━━━━━ RECORDS TO PROCESS ━━━━━

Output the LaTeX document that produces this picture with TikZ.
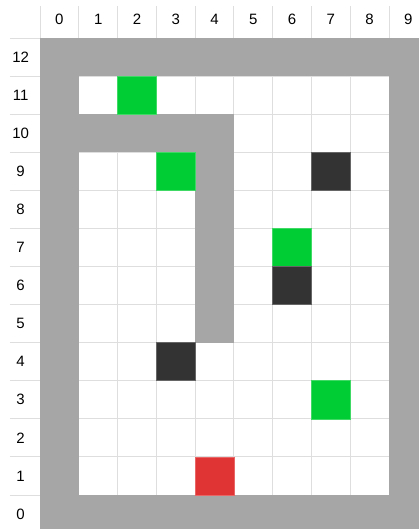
\documentclass[tikz,border=0pt]{standalone}
\usepackage{fontspec}
\setmainfont{Liberation Sans}
\usepackage{xcolor}
\usepackage{tikz}

\definecolor{gridgray}{HTML}{DEDEDE}
\definecolor{wallgray}{HTML}{A6A6A6}
\definecolor{goalgreen}{HTML}{00CC33}
\definecolor{blockdark}{HTML}{333333}
\definecolor{startred}{HTML}{E03333}

\begin{document}
\begin{tikzpicture}[
    x=38.78pt, y=38.08pt,
    gridline/.style={draw=gridgray, line width=0.9pt},
    wall/.style={fill=wallgray},
    goal/.style={fill=goalgreen, draw=goalgreen!75!white, line width=0.6pt},
    block/.style={fill=blockdark, draw=blockdark!75!white, line width=0.6pt},
    start/.style={fill=startred, draw=startred!75!white, line width=0.6pt},
    axislabel/.style={font=\fontsize{15}{17}\selectfont, inner sep=0pt}
]

\useasboundingbox (-40pt,4.08pt) rectangle (379pt,533.08pt);
\clip (-40pt,4.08pt) rectangle (379pt,533.08pt);

% grid
\foreach \c in {0,...,10}
    \draw[gridline] (\c,0) -- (\c,13.84);
\foreach \r in {0,...,13}
    \draw[gridline] (-0.774,\r) -- (10,\r);

% walls
\fill[wall] (0,0) rectangle (1,13);
\fill[wall] (9,0) rectangle (10,13);
\fill[wall] (0,12) rectangle (10,13);
\fill[wall] (0,0) rectangle (10,1);
\fill[wall] (0,10) rectangle (5,11);
\fill[wall] (4,5) rectangle (5,11);

% goals, blocks, start
\foreach \c/\r in {2/11, 3/9, 6/7, 7/3}
    \filldraw[goal] (\c,\r) rectangle ++(1,1);
\foreach \c/\r in {7/9, 6/6, 3/4}
    \filldraw[block] (\c,\r) rectangle ++(1,1);
\filldraw[start] (4,1) rectangle ++(1,1);

% axis labels
\foreach \c in {0,...,9}
    \node[axislabel] (col\c) at (\c+0.5,13.5) {\c};
\foreach \r in {0,...,12}
    \node[axislabel] (row\r) at (-0.5,\r+0.5) {\r};

\end{tikzpicture}
\end{document}
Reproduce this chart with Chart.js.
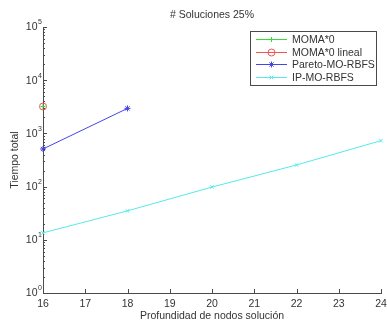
<!DOCTYPE html>
<html>
<head>
<meta charset="utf-8">
<script src="https://cdn.jsdelivr.net/npm/chart.js@4"></script>
<style>
  body { margin: 0; background: #fff; }
</style>
</head>
<body>
<canvas id="chart" width="387" height="324"></canvas>
<script>
// x: depth of the solution nodes, y: total time (log scale)
const depthTicks = [16, 17, 18, 19, 20, 21, 22, 23, 24];
const timeDecades = [1, 10, 100, 1000, 10000, 100000];
const decadeExponents = ['0', '1', '2', '3', '4', '5'];

const momaDepths = [16];
const momaTime = [3200];
const momaLinealDepths = [16];
const momaLinealTime = [3200];
const paretoDepths = [16, 18];
const paretoTime = [510, 2950];
const ipDepths = [16, 18, 20, 22, 24];
const ipTime = [13.5, 35, 98, 255, 730];

const seriesNames = ['MOMA*0', 'MOMA*0 lineal', 'Pareto-MO-RBFS', 'IP-MO-RBFS'];
const seriesColors = ['#33dd33', '#ee5555', '#4444ee', '#55eaea'];
const seriesMarkers = ['cross', 'circle', 'star', 'crossRot'];
const markerRadius = [2.5, 3.5, 3, 2.5];

const FONT = '"Liberation Sans", Arial, Helvetica, sans-serif';
const INK = '#333';
const AXIS = '#4a4a4a';
const NONE = 'rgba(0,0,0,0)';

const toPoints = (xs, ys) => xs.map((x, i) => ({ x: x, y: ys[i] }));

function series(i, xs, ys) {
  const color = seriesColors[i];
  return {
    label: seriesNames[i],
    data: toPoints(xs, ys),
    borderColor: color,
    backgroundColor: NONE,
    borderWidth: 1,
    pointStyle: seriesMarkers[i],
    pointRadius: markerRadius[i],
    pointBorderColor: color,
    pointBackgroundColor: NONE,
    pointBorderWidth: 1,
    pointHoverRadius: markerRadius[i],
    showLine: true,
    tension: 0,
    clip: false
  };
}

// matlab-like axes: inward ticks, superscript decade labels, boxed legend
const matlabAxes = {
  id: 'matlabAxes',
  afterDraw(chart) {
    const { ctx, chartArea: a, scales: { x, y } } = chart;
    ctx.save();
    ctx.strokeStyle = AXIS;
    ctx.fillStyle = INK;
    ctx.lineWidth = 1;

    // x ticks
    ctx.beginPath();
    depthTicks.forEach(d => {
      const px = Math.round(x.getPixelForValue(d)) + 0.5;
      ctx.moveTo(px, a.bottom);
      ctx.lineTo(px, a.bottom - 4);
    });
    // y major and minor ticks
    for (let e = 0; e < timeDecades.length; e++) {
      const base = timeDecades[e];
      const steps = e === timeDecades.length - 1 ? 1 : 9;
      for (let k = 1; k <= steps; k++) {
        const py = Math.round(y.getPixelForValue(base * k)) + 0.5;
        ctx.moveTo(a.left, py);
        ctx.lineTo(a.left + (k === 1 ? 4 : 2), py);
      }
    }
    ctx.stroke();

    ctx.font = '10.5px ' + FONT;
    ctx.textAlign = 'center';
    ctx.textBaseline = 'middle';
    depthTicks.forEach(d => {
      ctx.fillText(String(d), x.getPixelForValue(d), a.bottom + 11);
    });

    timeDecades.forEach((v, i) => {
      const py = y.getPixelForValue(v);
      ctx.font = '10.5px ' + FONT;
      ctx.textAlign = 'right';
      ctx.textBaseline = 'middle';
      ctx.fillText('10', 37.5, py + 0.5);
      ctx.font = '7px ' + FONT;
      ctx.textAlign = 'left';
      ctx.fillText(decadeExponents[i], 38, py - 4.5);
    });

    // titles
    ctx.font = '10.5px ' + FONT;
    ctx.textAlign = 'center';
    ctx.textBaseline = 'middle';
    const cx = (a.left + a.right) / 2;
    ctx.fillText('# Soluciones 25%', cx, 15);
    ctx.fillText('Profundidad de nodos solución', cx, 316);
    ctx.save();
    ctx.translate(15, (a.top + a.bottom) / 2);
    ctx.rotate(-Math.PI / 2);
    ctx.fillText('Tiempo total', 0, 0);
    ctx.restore();

    // legend
    const lx = 250.5, ly = 31.5, lw = 126, lh = 54;
    ctx.fillStyle = '#fff';
    ctx.fillRect(lx, ly, lw, lh);
    ctx.strokeStyle = AXIS;
    ctx.strokeRect(lx, ly, lw, lh);
    seriesNames.forEach((name, i) => {
      const ry = Math.round(39 + i * 12.6) + 0.5;
      ctx.save();
      ctx.strokeStyle = seriesColors[i];
      ctx.fillStyle = NONE;
      ctx.lineWidth = 1;
      ctx.beginPath();
      ctx.moveTo(256, ry);
      ctx.lineTo(287, ry);
      ctx.stroke();
      Chart.helpers.drawPoint(ctx, {
        pointStyle: seriesMarkers[i], radius: markerRadius[i], rotation: 0, borderWidth: 1
      }, 271.5, ry);
      ctx.restore();
      ctx.fillStyle = INK;
      ctx.font = '10.5px ' + FONT;
      ctx.textAlign = 'left';
      ctx.textBaseline = 'middle';
      ctx.fillText(name, 292, ry + 0.5);
    });

    ctx.restore();
  }
};

new Chart(document.getElementById('chart'), {
  type: 'scatter',
  data: {
    datasets: [
      series(0, momaDepths, momaTime),
      series(1, momaLinealDepths, momaLinealTime),
      series(2, paretoDepths, paretoTime),
      series(3, ipDepths, ipTime)
    ]
  },
  options: {
    responsive: false,
    animation: false,
    layout: { padding: { top: 27, right: 6, left: 0, bottom: 0 } },
    plugins: {
      legend: { display: false },
      tooltip: { enabled: false }
    },
    scales: {
      x: {
        type: 'linear',
        min: 16,
        max: 24,
        grid: { display: false },
        border: { display: true, color: AXIS },
        ticks: { display: false },
        afterFit: s => { s.height = 31; }
      },
      y: {
        type: 'logarithmic',
        min: 1,
        max: 100000,
        grid: { display: false },
        border: { display: true, color: AXIS },
        ticks: { display: false },
        afterFit: s => { s.width = 43; }
      }
    }
  },
  plugins: [matlabAxes]
});
</script>
</body>
</html>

━━━━━

* **TASK**
Only the lines from the one bearing "Reproduce this chart with Chart.js." to the one bearing "const decadeExponents = ['0', '1', '2', '3', '4', '5'];", both included, should be restated word for word, with pictures left out.

* **RESPONSE FOR THIS EXERCISE**
Reproduce this chart with Chart.js.
<!DOCTYPE html>
<html>
<head>
<meta charset="utf-8">
<script src="https://cdn.jsdelivr.net/npm/chart.js@4"></script>
<style>
  body { margin: 0; background: #fff; }
</style>
</head>
<body>
<canvas id="chart" width="387" height="324"></canvas>
<script>
// x: depth of the solution nodes, y: total time (log scale)
const depthTicks = [16, 17, 18, 19, 20, 21, 22, 23, 24];
const timeDecades = [1, 10, 100, 1000, 10000, 100000];
const decadeExponents = ['0', '1', '2', '3', '4', '5'];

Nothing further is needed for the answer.